# Material shown
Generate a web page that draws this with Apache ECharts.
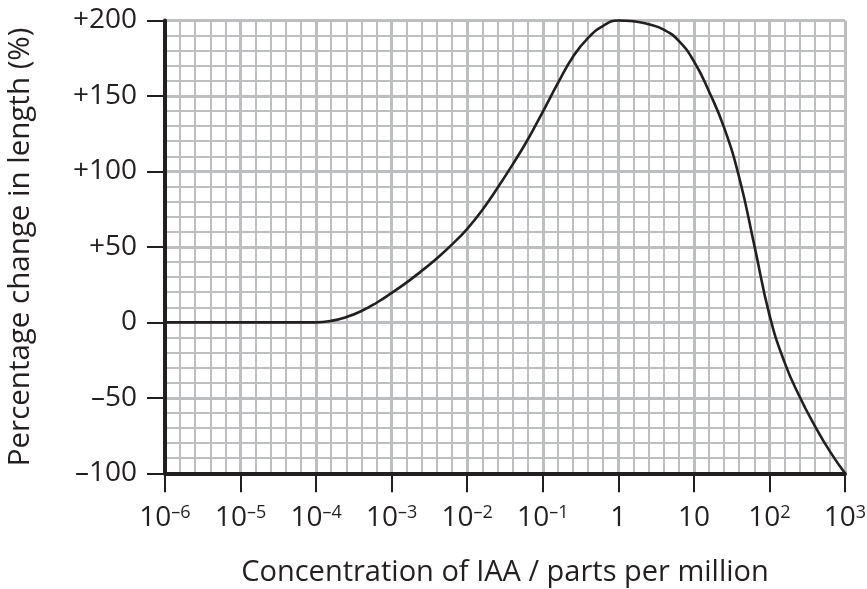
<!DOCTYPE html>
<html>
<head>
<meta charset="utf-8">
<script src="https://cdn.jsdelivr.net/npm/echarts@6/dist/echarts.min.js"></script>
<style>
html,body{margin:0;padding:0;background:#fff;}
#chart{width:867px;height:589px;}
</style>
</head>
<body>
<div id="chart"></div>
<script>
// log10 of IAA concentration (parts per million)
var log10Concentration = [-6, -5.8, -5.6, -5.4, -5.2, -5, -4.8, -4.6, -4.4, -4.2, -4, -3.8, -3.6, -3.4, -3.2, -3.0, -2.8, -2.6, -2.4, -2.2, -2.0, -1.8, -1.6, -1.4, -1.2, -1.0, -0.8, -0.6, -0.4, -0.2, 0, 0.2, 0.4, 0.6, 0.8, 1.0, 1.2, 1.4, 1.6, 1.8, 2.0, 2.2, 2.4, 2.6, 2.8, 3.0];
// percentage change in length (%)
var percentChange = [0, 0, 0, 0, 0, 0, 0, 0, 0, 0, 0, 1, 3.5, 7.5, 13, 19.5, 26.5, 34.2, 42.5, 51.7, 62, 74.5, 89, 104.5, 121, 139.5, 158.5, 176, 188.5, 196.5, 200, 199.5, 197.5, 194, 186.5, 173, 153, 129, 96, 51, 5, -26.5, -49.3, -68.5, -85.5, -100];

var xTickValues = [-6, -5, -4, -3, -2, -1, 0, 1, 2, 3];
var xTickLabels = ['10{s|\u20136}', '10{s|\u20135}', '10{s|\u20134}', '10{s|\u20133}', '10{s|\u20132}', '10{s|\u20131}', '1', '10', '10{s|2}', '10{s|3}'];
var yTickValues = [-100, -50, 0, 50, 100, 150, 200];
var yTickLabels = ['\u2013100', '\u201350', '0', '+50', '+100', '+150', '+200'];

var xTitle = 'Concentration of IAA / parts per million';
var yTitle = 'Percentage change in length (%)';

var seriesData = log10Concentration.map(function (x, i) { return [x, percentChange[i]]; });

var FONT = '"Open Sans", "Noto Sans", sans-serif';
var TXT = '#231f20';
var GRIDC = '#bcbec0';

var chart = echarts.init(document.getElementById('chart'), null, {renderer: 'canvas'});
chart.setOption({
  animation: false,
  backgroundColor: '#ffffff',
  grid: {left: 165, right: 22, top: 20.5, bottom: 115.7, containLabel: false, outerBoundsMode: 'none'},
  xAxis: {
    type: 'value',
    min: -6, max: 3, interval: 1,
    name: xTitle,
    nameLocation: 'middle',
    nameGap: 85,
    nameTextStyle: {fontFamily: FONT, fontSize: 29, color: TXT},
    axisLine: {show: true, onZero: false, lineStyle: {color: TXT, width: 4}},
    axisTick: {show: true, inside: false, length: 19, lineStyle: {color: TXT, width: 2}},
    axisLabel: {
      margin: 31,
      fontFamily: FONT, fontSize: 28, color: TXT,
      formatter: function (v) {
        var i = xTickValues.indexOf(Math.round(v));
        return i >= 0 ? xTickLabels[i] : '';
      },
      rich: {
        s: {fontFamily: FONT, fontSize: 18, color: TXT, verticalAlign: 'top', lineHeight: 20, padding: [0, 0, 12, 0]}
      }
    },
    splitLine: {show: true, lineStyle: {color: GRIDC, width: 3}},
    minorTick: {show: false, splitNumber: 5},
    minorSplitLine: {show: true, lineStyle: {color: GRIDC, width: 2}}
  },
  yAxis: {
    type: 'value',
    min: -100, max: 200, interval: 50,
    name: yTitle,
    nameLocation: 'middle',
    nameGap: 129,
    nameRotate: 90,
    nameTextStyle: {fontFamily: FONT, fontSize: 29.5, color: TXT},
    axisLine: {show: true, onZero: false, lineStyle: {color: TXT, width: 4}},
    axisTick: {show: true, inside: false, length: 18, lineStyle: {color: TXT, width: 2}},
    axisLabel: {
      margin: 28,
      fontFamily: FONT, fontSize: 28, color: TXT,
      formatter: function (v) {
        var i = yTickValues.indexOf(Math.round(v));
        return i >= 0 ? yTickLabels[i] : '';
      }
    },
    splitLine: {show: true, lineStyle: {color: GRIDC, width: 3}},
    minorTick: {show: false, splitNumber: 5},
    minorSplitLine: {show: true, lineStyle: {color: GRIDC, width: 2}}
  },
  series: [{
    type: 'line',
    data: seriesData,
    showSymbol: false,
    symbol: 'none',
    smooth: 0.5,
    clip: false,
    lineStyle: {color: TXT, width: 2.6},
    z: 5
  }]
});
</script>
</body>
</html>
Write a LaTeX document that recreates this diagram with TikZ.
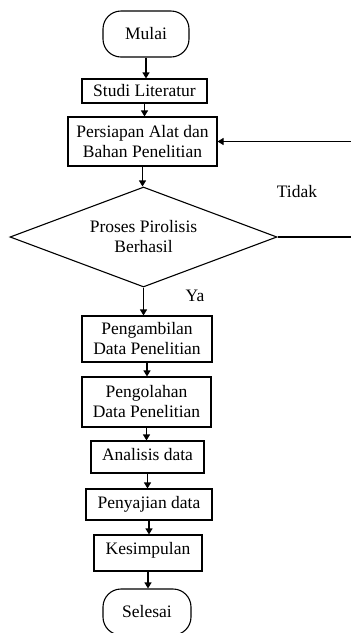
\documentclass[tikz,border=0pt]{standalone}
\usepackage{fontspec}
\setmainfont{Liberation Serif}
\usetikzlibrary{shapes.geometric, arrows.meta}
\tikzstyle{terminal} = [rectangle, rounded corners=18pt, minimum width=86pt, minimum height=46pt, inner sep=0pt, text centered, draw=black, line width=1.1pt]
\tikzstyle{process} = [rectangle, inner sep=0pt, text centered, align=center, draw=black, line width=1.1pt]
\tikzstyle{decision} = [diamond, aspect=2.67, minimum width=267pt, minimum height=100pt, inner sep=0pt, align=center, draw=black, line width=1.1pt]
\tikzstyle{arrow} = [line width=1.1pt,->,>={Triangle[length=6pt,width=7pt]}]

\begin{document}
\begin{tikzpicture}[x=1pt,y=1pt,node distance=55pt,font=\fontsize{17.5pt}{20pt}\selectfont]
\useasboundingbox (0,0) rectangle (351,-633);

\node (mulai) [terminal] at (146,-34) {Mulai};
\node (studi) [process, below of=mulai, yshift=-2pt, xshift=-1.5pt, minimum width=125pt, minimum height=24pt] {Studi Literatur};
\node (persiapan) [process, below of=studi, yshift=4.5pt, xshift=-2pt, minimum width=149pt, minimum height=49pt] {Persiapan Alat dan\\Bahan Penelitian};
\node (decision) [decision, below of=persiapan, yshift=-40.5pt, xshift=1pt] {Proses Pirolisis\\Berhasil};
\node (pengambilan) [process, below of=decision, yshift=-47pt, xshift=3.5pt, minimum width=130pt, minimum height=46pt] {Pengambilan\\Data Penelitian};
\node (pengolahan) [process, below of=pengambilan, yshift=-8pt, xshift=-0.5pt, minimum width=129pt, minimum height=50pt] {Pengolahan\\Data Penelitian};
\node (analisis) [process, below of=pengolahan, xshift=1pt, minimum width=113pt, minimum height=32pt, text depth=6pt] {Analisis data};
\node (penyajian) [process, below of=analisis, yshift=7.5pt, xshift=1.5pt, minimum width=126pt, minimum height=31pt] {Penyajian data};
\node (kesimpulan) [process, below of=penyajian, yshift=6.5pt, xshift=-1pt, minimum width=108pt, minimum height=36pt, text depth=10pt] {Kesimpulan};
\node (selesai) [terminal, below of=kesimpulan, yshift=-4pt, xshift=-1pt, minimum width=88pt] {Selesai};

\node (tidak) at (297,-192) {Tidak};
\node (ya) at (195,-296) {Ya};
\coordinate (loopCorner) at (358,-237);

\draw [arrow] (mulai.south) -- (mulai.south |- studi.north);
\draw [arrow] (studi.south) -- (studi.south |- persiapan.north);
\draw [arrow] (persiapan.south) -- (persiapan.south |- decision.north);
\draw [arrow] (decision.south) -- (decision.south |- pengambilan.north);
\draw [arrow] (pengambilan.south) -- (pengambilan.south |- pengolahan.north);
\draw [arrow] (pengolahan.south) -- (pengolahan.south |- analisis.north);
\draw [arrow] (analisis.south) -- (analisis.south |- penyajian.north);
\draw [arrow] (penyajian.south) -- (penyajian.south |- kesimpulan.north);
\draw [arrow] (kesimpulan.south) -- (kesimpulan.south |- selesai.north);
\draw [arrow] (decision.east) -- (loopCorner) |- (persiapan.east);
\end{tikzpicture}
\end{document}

# Stated goal
Keep the images out of the copy. Repeat word for word only the lines from the one containing "Write a LaTeX" through the one containing "(0,0) rectangle (351,-633);", both ends included.

# Result of this task
Write a LaTeX document that recreates this diagram with TikZ.
\documentclass[tikz,border=0pt]{standalone}
\usepackage{fontspec}
\setmainfont{Liberation Serif}
\usetikzlibrary{shapes.geometric, arrows.meta}
\tikzstyle{terminal} = [rectangle, rounded corners=18pt, minimum width=86pt, minimum height=46pt, inner sep=0pt, text centered, draw=black, line width=1.1pt]
\tikzstyle{process} = [rectangle, inner sep=0pt, text centered, align=center, draw=black, line width=1.1pt]
\tikzstyle{decision} = [diamond, aspect=2.67, minimum width=267pt, minimum height=100pt, inner sep=0pt, align=center, draw=black, line width=1.1pt]
\tikzstyle{arrow} = [line width=1.1pt,->,>={Triangle[length=6pt,width=7pt]}]

\begin{document}
\begin{tikzpicture}[x=1pt,y=1pt,node distance=55pt,font=\fontsize{17.5pt}{20pt}\selectfont]
\useasboundingbox (0,0) rectangle (351,-633);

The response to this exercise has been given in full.